Task description: Work through the listing below and count the lines that hold "this". Answer with the number alone.

Given data:
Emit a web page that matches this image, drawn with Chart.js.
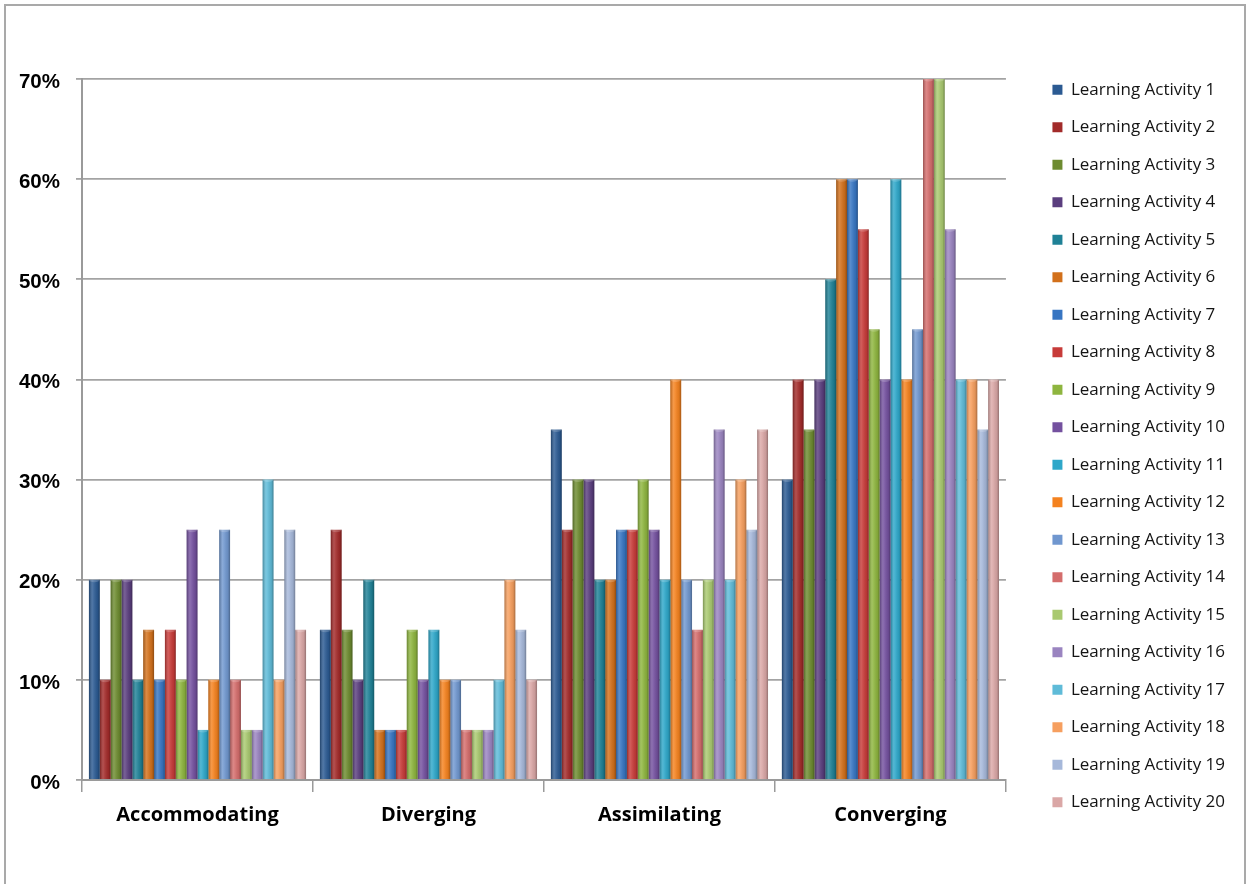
<!DOCTYPE html>
<html>
<head>
<meta charset="utf-8">
<title>Learning styles by learning activity</title>
<script src="https://cdn.jsdelivr.net/npm/chart.js@4.4.1/dist/chart.umd.min.js"></script>
<style>
  html, body { margin: 0; padding: 0; background: #ffffff; }
  #wrap { width: 1247px; height: 884px; position: relative; }
</style>
</head>
<body>
<div id="wrap"><canvas id="chart" width="1247" height="884"></canvas></div>
<script>
// Learning style categories along the x axis
const categories = ['Accommodating', 'Diverging', 'Assimilating', 'Converging'];

// Share of learners (percent) per learning activity, in category order
const activity1  = [20, 15, 35, 30];
const activity2  = [10, 25, 25, 40];
const activity3  = [20, 15, 30, 35];
const activity4  = [20, 10, 30, 40];
const activity5  = [10, 20, 20, 50];
const activity6  = [15,  5, 20, 60];
const activity7  = [10,  5, 25, 60];
const activity8  = [15,  5, 25, 55];
const activity9  = [10, 15, 30, 45];
const activity10 = [25, 10, 25, 40];
const activity11 = [ 5, 15, 20, 60];
const activity12 = [10, 10, 40, 40];
const activity13 = [25, 10, 20, 45];
const activity14 = [10,  5, 15, 70];
const activity15 = [ 5,  5, 20, 70];
const activity16 = [ 5,  5, 35, 55];
const activity17 = [30, 10, 20, 40];
const activity18 = [10, 20, 30, 40];
const activity19 = [25, 15, 25, 35];
const activity20 = [15, 10, 35, 40];

const seriesValues = [
  activity1, activity2, activity3, activity4, activity5,
  activity6, activity7, activity8, activity9, activity10,
  activity11, activity12, activity13, activity14, activity15,
  activity16, activity17, activity18, activity19, activity20
];
const seriesNames = seriesValues.map((_, i) => 'Learning Activity ' + (i + 1));

// Y axis tick values (percent)
const yTicks = [0, 10, 20, 30, 40, 50, 60, 70];

// Office-style palette: base hues, then darker, then lighter shades
const seriesColors = [
  '#2B5A92', '#A22B2A', '#6D8B30', '#5A3E7E', '#1F8196',
  '#D2701B', '#3775C2', '#C73B39', '#8EB53F', '#74519F',
  '#2EA7C9', '#F4821F', '#7097CF', '#D46D6C', '#A9C970',
  '#9A84C0', '#5FBBD8', '#F69F5F', '#A6B8DA', '#DAA7A6'
];

// Extra space between plot area and legend
const LEGEND_GAP = 26;
// Vertical shift of the legend column
const LEGEND_DROP = 4;

const frame = {
  id: 'frame',
  beforeDraw(chart) {
    const c = chart.ctx;
    c.save();
    c.fillStyle = '#ffffff';
    c.fillRect(0, 0, chart.width, chart.height);
    c.strokeStyle = '#a9a9a9';
    c.lineWidth = 2;
    c.beginPath();
    c.moveTo(5, chart.height);
    c.lineTo(5, 5);
    c.lineTo(chart.width - 2, 5);
    c.lineTo(chart.width - 2, chart.height);
    c.stroke();
    c.restore();
  }
};

// Keeps the legend in one column centred on the full height, with a gap to the plot
const legendGap = {
  id: 'legendGap',
  beforeLayout(chart) {
    const lg = chart.legend;
    if (lg && !lg.__gapFit) {
      const fit = lg.fit;
      lg.fit = function () {
        this.maxHeight = Math.max(this.maxHeight, chart.height);
        fit.call(this);
        this.width += LEGEND_GAP;
      };
      lg.__gapFit = true;
    }
  },
  afterLayout(chart) {
    const lg = chart.legend;
    if (lg) {
      lg.left += LEGEND_GAP;
      lg.top = LEGEND_DROP;
      lg.height = chart.height;
      lg.bottom = chart.height + LEGEND_DROP;
    }
  }
};

// Cylinder-like shading laid over each drawn bar
const cylinder = {
  id: 'cylinder',
  afterDatasetDraw(chart, args) {
    const c = chart.ctx;
    const meta = args.meta;
    c.save();
    meta.data.forEach(bar => {
      const p = bar.getProps(['x', 'y', 'base', 'width'], true);
      const l = p.x - p.width / 2, r = p.x + p.width / 2;
      const top = Math.min(p.y, p.base), bot = Math.max(p.y, p.base);
      const g = c.createLinearGradient(l, 0, r, 0);
      g.addColorStop(0, 'rgba(0,0,0,0.28)');
      g.addColorStop(0.3, 'rgba(255,255,255,0.18)');
      g.addColorStop(0.45, 'rgba(255,255,255,0.10)');
      g.addColorStop(0.8, 'rgba(0,0,0,0.08)');
      g.addColorStop(1, 'rgba(0,0,0,0.32)');
      c.fillStyle = g;
      c.fillRect(l, top, r - l, bot - top);
      c.beginPath();
      c.ellipse(p.x, top, (r - l) / 2, 2.5, 0, 0, Math.PI * 2);
      c.fillStyle = 'rgba(255,255,255,0.18)';
      c.fill();
    });
    c.restore();
  }
};

const datasets = seriesValues.map((vals, i) => ({
  label: seriesNames[i],
  data: vals,
  backgroundColor: seriesColors[i],
  borderWidth: 0,
  categoryPercentage: 0.94,
  barPercentage: 1.0
}));

new Chart(document.getElementById('chart'), {
  type: 'bar',
  data: { labels: categories, datasets },
  plugins: [frame, legendGap, cylinder],
  options: {
    responsive: false,
    animation: false,
    layout: { padding: { top: 79, left: 18, right: 12, bottom: 46 } },
    plugins: {
      tooltip: { enabled: false },
      legend: {
        position: 'right',
        align: 'center',
        labels: {
          boxWidth: 10,
          boxHeight: 10,
          padding: 20.5,
          color: '#141414',
          font: { family: 'Open Sans', size: 17 }
        }
      }
    },
    scales: {
      x: {
        grid: {
          display: true,
          offset: true,
          drawOnChartArea: false,
          drawTicks: true,
          tickLength: 12,
          color: '#9a9a9a',
          lineWidth: 1.5
        },
        border: { display: true, color: '#9a9a9a', width: 2 },
        ticks: {
          color: '#000000',
          padding: 11,
          font: { family: 'Open Sans', size: 20, weight: 'bold' }
        }
      },
      y: {
        min: 0,
        max: yTicks[yTicks.length - 1],
        afterBuildTicks(scale) { scale.ticks = yTicks.map(v => ({ value: v })); },
        afterFit(scale) { scale.width = 64; },
        grid: {
          color: '#a3a3a3',
          lineWidth: 1.8,
          tickLength: 6,
          drawTicks: true
        },
        border: { display: true, color: '#9a9a9a', width: 2 },
        ticks: {
          color: '#000000',
          padding: 16,
          labelOffset: 3,
          font: { family: 'Liberation Sans', size: 20.5, weight: 'bold' },
          callback: v => v + '%'
        }
      }
    }
  }
});
</script>
</body>
</html>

Result: 4